▶ What is required: Repeat the material verbatim and drop the pictures.

▶ Data for this exercise:

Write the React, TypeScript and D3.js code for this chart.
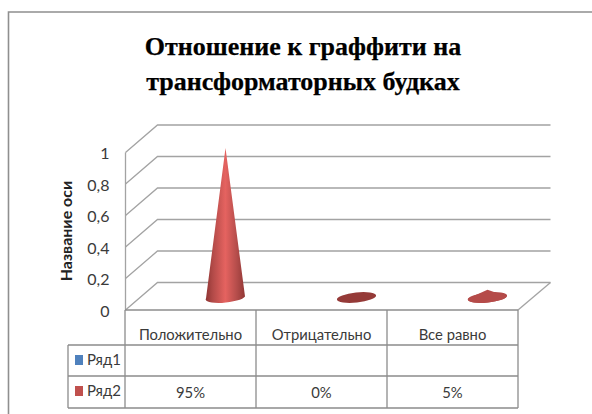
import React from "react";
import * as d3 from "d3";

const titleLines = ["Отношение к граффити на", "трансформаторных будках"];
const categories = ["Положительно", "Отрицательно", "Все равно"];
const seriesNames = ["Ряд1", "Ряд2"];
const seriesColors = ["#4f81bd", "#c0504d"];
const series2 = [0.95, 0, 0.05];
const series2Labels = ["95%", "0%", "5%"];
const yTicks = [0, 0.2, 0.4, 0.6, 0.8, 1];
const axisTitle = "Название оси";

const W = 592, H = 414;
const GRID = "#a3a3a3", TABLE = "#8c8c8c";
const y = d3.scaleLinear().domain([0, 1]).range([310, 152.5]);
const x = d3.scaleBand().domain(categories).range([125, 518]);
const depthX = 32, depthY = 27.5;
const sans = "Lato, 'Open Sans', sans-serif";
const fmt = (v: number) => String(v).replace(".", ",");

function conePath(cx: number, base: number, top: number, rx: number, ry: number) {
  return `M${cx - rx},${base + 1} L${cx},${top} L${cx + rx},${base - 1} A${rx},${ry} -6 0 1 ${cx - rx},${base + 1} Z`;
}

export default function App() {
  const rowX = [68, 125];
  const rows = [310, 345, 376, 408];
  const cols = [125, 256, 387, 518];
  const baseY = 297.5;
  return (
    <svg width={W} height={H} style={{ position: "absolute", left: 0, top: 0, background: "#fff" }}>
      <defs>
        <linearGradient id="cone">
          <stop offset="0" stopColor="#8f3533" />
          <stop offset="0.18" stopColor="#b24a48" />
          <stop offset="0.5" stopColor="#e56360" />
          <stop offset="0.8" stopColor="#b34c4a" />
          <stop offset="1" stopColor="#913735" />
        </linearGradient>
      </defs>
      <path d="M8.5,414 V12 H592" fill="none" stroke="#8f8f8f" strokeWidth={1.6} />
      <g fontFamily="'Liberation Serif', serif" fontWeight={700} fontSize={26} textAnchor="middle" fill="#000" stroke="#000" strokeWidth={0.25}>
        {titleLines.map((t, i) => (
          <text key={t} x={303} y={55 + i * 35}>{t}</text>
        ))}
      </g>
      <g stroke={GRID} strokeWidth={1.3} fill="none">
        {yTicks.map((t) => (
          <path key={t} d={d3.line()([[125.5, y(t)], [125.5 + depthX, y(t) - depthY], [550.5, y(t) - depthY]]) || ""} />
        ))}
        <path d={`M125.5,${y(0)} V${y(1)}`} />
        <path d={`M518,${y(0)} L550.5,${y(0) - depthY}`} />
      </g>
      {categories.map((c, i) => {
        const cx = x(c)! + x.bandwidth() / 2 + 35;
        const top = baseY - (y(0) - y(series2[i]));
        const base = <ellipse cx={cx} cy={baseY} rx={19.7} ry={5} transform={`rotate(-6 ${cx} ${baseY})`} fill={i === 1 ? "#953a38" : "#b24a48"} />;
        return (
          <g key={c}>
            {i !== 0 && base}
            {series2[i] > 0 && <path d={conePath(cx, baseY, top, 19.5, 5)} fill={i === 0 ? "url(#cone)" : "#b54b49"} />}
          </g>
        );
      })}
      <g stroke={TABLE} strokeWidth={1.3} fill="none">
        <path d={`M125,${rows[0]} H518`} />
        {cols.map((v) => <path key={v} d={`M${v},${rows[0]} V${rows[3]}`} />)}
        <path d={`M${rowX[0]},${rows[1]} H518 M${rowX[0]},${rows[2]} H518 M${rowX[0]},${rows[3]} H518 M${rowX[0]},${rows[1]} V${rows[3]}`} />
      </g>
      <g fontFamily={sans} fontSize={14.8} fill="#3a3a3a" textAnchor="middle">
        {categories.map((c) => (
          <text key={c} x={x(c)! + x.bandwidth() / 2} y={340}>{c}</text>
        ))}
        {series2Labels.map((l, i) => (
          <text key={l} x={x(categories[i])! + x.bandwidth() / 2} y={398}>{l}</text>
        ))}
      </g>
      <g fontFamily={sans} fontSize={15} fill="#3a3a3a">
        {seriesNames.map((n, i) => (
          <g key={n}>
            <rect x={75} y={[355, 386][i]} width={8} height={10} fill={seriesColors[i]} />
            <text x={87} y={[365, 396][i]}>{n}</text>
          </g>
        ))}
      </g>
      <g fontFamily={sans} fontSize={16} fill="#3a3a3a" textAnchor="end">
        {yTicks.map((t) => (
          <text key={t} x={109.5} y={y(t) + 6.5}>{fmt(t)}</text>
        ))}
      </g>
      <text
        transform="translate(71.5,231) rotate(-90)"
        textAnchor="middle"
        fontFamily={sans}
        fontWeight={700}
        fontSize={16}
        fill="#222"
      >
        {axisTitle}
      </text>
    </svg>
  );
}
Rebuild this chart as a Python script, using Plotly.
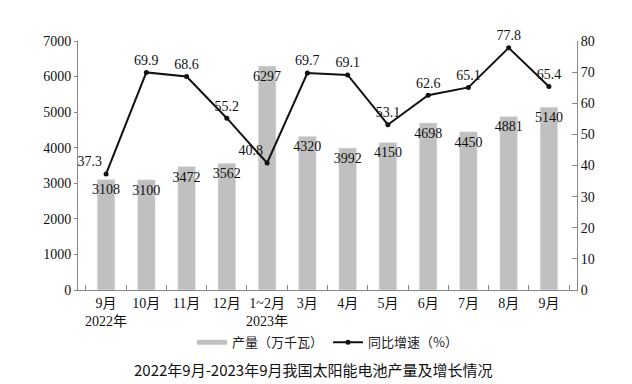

▶ The completed task:
Write the React, TypeScript and D3.js code for this chart.
import React from "react";
import * as d3 from "d3";

const titleLines = ["Отношение к граффити на", "трансформаторных будках"];
const categories = ["Положительно", "Отрицательно", "Все равно"];
const seriesNames = ["Ряд1", "Ряд2"];
const seriesColors = ["#4f81bd", "#c0504d"];
const series2 = [0.95, 0, 0.05];
const series2Labels = ["95%", "0%", "5%"];
const yTicks = [0, 0.2, 0.4, 0.6, 0.8, 1];
const axisTitle = "Название оси";

const W = 592, H = 414;
const GRID = "#a3a3a3", TABLE = "#8c8c8c";
const y = d3.scaleLinear().domain([0, 1]).range([310, 152.5]);
const x = d3.scaleBand().domain(categories).range([125, 518]);
const depthX = 32, depthY = 27.5;
const sans = "Lato, 'Open Sans', sans-serif";
const fmt = (v: number) => String(v).replace(".", ",");

function conePath(cx: number, base: number, top: number, rx: number, ry: number) {
  return `M${cx - rx},${base + 1} L${cx},${top} L${cx + rx},${base - 1} A${rx},${ry} -6 0 1 ${cx - rx},${base + 1} Z`;
}

export default function App() {
  const rowX = [68, 125];
  const rows = [310, 345, 376, 408];
  const cols = [125, 256, 387, 518];
  const baseY = 297.5;
  return (
    <svg width={W} height={H} style={{ position: "absolute", left: 0, top: 0, background: "#fff" }}>
      <defs>
        <linearGradient id="cone">
          <stop offset="0" stopColor="#8f3533" />
          <stop offset="0.18" stopColor="#b24a48" />
          <stop offset="0.5" stopColor="#e56360" />
          <stop offset="0.8" stopColor="#b34c4a" />
          <stop offset="1" stopColor="#913735" />
        </linearGradient>
      </defs>
      <path d="M8.5,414 V12 H592" fill="none" stroke="#8f8f8f" strokeWidth={1.6} />
      <g fontFamily="'Liberation Serif', serif" fontWeight={700} fontSize={26} textAnchor="middle" fill="#000" stroke="#000" strokeWidth={0.25}>
        {titleLines.map((t, i) => (
          <text key={t} x={303} y={55 + i * 35}>{t}</text>
        ))}
      </g>
      <g stroke={GRID} strokeWidth={1.3} fill="none">
        {yTicks.map((t) => (
          <path key={t} d={d3.line()([[125.5, y(t)], [125.5 + depthX, y(t) - depthY], [550.5, y(t) - depthY]]) || ""} />
        ))}
        <path d={`M125.5,${y(0)} V${y(1)}`} />
        <path d={`M518,${y(0)} L550.5,${y(0) - depthY}`} />
      </g>
      {categories.map((c, i) => {
        const cx = x(c)! + x.bandwidth() / 2 + 35;
        const top = baseY - (y(0) - y(series2[i]));
        const base = <ellipse cx={cx} cy={baseY} rx={19.7} ry={5} transform={`rotate(-6 ${cx} ${baseY})`} fill={i === 1 ? "#953a38" : "#b24a48"} />;
        return (
          <g key={c}>
            {i !== 0 && base}
            {series2[i] > 0 && <path d={conePath(cx, baseY, top, 19.5, 5)} fill={i === 0 ? "url(#cone)" : "#b54b49"} />}
          </g>
        );
      })}
      <g stroke={TABLE} strokeWidth={1.3} fill="none">
        <path d={`M125,${rows[0]} H518`} />
        {cols.map((v) => <path key={v} d={`M${v},${rows[0]} V${rows[3]}`} />)}
        <path d={`M${rowX[0]},${rows[1]} H518 M${rowX[0]},${rows[2]} H518 M${rowX[0]},${rows[3]} H518 M${rowX[0]},${rows[1]} V${rows[3]}`} />
      </g>
      <g fontFamily={sans} fontSize={14.8} fill="#3a3a3a" textAnchor="middle">
        {categories.map((c) => (
          <text key={c} x={x(c)! + x.bandwidth() / 2} y={340}>{c}</text>
        ))}
        {series2Labels.map((l, i) => (
          <text key={l} x={x(categories[i])! + x.bandwidth() / 2} y={398}>{l}</text>
        ))}
      </g>
      <g fontFamily={sans} fontSize={15} fill="#3a3a3a">
        {seriesNames.map((n, i) => (
          <g key={n}>
            <rect x={75} y={[355, 386][i]} width={8} height={10} fill={seriesColors[i]} />
            <text x={87} y={[365, 396][i]}>{n}</text>
          </g>
        ))}
      </g>
      <g fontFamily={sans} fontSize={16} fill="#3a3a3a" textAnchor="end">
        {yTicks.map((t) => (
          <text key={t} x={109.5} y={y(t) + 6.5}>{fmt(t)}</text>
        ))}
      </g>
      <text
        transform="translate(71.5,231) rotate(-90)"
        textAnchor="middle"
        fontFamily={sans}
        fontWeight={700}
        fontSize={16}
        fill="#222"
      >
        {axisTitle}
      </text>
    </svg>
  );
}
Rebuild this chart as a Python script, using Plotly.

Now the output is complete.